>> begin DATASET CONTENT
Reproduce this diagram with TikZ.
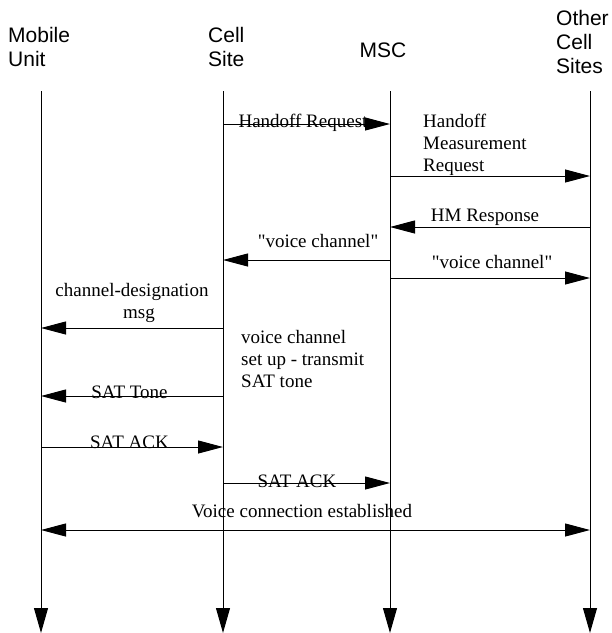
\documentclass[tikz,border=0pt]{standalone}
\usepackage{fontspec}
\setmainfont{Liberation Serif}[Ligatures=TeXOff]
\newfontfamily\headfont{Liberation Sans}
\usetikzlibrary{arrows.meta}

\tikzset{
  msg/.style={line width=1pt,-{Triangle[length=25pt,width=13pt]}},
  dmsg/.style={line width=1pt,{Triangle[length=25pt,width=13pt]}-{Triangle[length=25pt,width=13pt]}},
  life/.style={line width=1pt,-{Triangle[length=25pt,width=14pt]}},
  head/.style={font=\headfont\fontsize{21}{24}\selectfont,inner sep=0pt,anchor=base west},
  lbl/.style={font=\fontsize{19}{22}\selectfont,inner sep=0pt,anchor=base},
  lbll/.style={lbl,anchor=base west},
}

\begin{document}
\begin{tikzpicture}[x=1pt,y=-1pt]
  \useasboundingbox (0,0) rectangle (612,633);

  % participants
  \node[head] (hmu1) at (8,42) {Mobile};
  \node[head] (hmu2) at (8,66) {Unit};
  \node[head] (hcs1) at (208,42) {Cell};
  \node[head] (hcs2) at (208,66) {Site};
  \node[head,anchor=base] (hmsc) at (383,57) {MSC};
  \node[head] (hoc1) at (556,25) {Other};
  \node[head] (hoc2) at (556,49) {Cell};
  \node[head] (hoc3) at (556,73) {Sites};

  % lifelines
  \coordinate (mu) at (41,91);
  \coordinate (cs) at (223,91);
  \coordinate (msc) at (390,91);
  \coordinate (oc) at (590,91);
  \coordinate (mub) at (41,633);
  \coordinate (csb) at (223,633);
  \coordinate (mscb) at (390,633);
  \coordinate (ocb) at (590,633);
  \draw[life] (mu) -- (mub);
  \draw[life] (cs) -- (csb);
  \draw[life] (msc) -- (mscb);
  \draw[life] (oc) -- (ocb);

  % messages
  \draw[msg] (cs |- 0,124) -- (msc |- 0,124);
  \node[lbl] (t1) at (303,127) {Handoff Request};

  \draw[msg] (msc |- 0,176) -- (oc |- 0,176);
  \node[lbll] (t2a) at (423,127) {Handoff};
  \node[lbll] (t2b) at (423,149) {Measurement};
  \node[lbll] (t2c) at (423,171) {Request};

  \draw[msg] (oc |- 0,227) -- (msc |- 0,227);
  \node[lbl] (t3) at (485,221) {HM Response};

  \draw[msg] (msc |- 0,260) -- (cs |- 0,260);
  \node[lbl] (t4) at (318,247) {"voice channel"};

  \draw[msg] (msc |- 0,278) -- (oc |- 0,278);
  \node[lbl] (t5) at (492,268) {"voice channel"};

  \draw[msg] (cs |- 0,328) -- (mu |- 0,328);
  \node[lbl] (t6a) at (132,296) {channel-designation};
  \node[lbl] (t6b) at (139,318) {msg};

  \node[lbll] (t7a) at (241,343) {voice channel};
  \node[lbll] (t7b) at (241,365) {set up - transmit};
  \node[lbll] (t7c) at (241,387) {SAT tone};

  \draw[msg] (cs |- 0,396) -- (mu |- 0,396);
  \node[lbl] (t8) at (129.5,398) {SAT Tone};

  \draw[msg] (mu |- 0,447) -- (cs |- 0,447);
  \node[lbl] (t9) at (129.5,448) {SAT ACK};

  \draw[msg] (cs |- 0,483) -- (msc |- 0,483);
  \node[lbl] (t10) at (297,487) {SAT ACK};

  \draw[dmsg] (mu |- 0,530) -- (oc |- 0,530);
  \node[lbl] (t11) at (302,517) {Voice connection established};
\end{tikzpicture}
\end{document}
>> end DATASET CONTENT
> [WHAT TO WORK ON] Begin at the top of the material above and output each line exactly, stopping after the line that holds "(0,0) rectangle (612,633);". Leave out pictures.

> [RESPONSE TO THIS EXERCISE]
Reproduce this diagram with TikZ.
\documentclass[tikz,border=0pt]{standalone}
\usepackage{fontspec}
\setmainfont{Liberation Serif}[Ligatures=TeXOff]
\newfontfamily\headfont{Liberation Sans}
\usetikzlibrary{arrows.meta}

\tikzset{
  msg/.style={line width=1pt,-{Triangle[length=25pt,width=13pt]}},
  dmsg/.style={line width=1pt,{Triangle[length=25pt,width=13pt]}-{Triangle[length=25pt,width=13pt]}},
  life/.style={line width=1pt,-{Triangle[length=25pt,width=14pt]}},
  head/.style={font=\headfont\fontsize{21}{24}\selectfont,inner sep=0pt,anchor=base west},
  lbl/.style={font=\fontsize{19}{22}\selectfont,inner sep=0pt,anchor=base},
  lbll/.style={lbl,anchor=base west},
}

\begin{document}
\begin{tikzpicture}[x=1pt,y=-1pt]
  \useasboundingbox (0,0) rectangle (612,633);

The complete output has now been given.